Monday, January 10, 2011

Some intitial thoughts on the Hunt Report

The National Strategy for Higher Education document or the "Hunt Report", as it is known was published on Tuesday, January 11th.

The lengthy document covers a range of topics in the higher-ed sector; from access to third-level to standards in teaching and funding for the sector.

The 110-plus paged report, compiled by the Higher Education Strategy Group, led by Dr. Colin Hunt, was delayed for some months, although a draft version of the report had been in the public domain for some time.

So, what do I think?

Well, judging by the draft version and an early look at the final version, the document seems to have high aspirations, but the authors themselves recognise that much of the recommendations they make will be dependent on securing increased funding for the third-level sector.

That aside, the report makes a number of recommendations which are to be welcomed:

  • Teaching and Learning - the report rightly emphasises the importance of appropriate teacher training for third-level teachers. The report recommends that ,"academic staff should make full use of the range of pedagogical methodologies available to them and be qualified as teachers as well as in their chosen discipline". As the authors of the report rightly point out; teachers at other levels of the education system require qualifications - from primary to secondary. Other professions such as medicine, dentistry, law and engineering all have rigorous standards and it is  not unreasonable that teaching staff in the third-level sector should also need to be suitably qualified.

  • Funding - As unpalatable as it may be for some, there is now a growing recognition that some form of user-contribution is required to ensure a steady stream of exchequer funding for the sector. The report states that a requirement for students or graduates "to directly share in the cost of their education, reflecting the considerable private returns that they can expect to enjoy" is now "the only realistic option".

  • E-learning - The report notes that conventional teaching methods "will increasingly be complemented by e-learning (including podcasting and online discussion groups), self-directed learning, problem-based learning, and collaborative projects.” This is due recognition for those in the sector who are pioneering the use of Web 2.0 technology in third-level teaching.

  • First-Years - I've written previously about the problems students face in their first year in college when they are making the transition from the often rote learning of the Leaving Certificate to the very different culture at third-level. The Hunt report focuses particularly on the problems of first year, stressing that it should "serve as a 'foundation of learning activities entailing more enquiry-based formats and engendering employability and lifelong learning outcomes". The report specifically warns against over-specialisation in the early years of an undergraduate degree.

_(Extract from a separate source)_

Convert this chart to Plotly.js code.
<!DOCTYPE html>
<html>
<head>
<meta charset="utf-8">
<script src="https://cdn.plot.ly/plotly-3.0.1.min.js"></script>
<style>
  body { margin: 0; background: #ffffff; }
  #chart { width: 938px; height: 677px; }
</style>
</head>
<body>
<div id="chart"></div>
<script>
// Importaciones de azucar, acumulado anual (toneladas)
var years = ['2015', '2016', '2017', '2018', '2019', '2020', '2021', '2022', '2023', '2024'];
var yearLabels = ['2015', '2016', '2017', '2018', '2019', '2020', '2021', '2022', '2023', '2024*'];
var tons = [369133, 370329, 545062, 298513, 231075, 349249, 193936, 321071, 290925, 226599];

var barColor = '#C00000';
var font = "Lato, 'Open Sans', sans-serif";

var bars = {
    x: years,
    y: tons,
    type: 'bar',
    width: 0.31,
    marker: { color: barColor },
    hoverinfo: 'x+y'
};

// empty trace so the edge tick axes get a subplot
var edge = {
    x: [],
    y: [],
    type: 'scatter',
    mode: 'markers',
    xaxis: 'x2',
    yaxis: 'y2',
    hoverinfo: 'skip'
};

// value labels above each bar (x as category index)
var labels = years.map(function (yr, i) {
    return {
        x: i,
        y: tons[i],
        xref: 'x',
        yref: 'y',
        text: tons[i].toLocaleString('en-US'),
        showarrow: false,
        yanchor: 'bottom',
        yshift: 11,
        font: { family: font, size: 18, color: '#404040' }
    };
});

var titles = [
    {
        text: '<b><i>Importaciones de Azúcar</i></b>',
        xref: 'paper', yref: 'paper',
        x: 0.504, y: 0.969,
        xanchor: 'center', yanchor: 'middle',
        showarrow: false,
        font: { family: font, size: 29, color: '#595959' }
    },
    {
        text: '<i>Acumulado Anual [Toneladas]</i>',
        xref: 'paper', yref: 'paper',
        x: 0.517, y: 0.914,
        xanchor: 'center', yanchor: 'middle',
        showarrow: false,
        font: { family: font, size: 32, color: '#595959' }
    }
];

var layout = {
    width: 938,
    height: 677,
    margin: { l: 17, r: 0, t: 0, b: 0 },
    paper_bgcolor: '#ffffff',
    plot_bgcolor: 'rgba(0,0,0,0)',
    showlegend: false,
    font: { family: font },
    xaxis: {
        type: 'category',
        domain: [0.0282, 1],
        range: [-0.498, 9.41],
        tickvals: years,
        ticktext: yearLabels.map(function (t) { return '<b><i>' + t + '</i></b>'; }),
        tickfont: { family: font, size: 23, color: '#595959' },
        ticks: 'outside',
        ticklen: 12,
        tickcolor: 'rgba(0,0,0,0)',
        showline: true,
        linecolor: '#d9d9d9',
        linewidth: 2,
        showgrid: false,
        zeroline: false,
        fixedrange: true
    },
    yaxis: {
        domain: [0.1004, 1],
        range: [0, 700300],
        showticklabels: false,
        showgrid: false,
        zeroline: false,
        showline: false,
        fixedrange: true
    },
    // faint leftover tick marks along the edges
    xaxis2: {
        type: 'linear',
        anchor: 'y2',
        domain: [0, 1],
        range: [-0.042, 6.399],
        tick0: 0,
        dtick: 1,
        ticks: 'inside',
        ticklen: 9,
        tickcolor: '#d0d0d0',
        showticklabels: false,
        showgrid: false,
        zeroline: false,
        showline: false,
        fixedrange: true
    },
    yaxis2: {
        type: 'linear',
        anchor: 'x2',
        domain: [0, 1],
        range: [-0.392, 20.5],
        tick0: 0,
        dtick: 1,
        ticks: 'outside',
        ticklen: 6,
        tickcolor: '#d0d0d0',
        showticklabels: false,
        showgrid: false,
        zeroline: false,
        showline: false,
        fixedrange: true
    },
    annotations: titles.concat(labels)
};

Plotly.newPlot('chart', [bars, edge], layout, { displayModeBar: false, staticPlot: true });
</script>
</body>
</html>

Whit the final version of the Hunt Report now published, its size will require some reading and analysis to see just what it is saying about third-level education in Ireland. From this early reading, it seems there is much that can welcomed in the report. However, as the authors recognise, there are significant funding issues which need to be overcome if all the recommendations are to be implemented.

1 comments:

Jeremy Stone January 10, 2011 at 11:40 PM  

I completely agree with your analysis so far Eoin!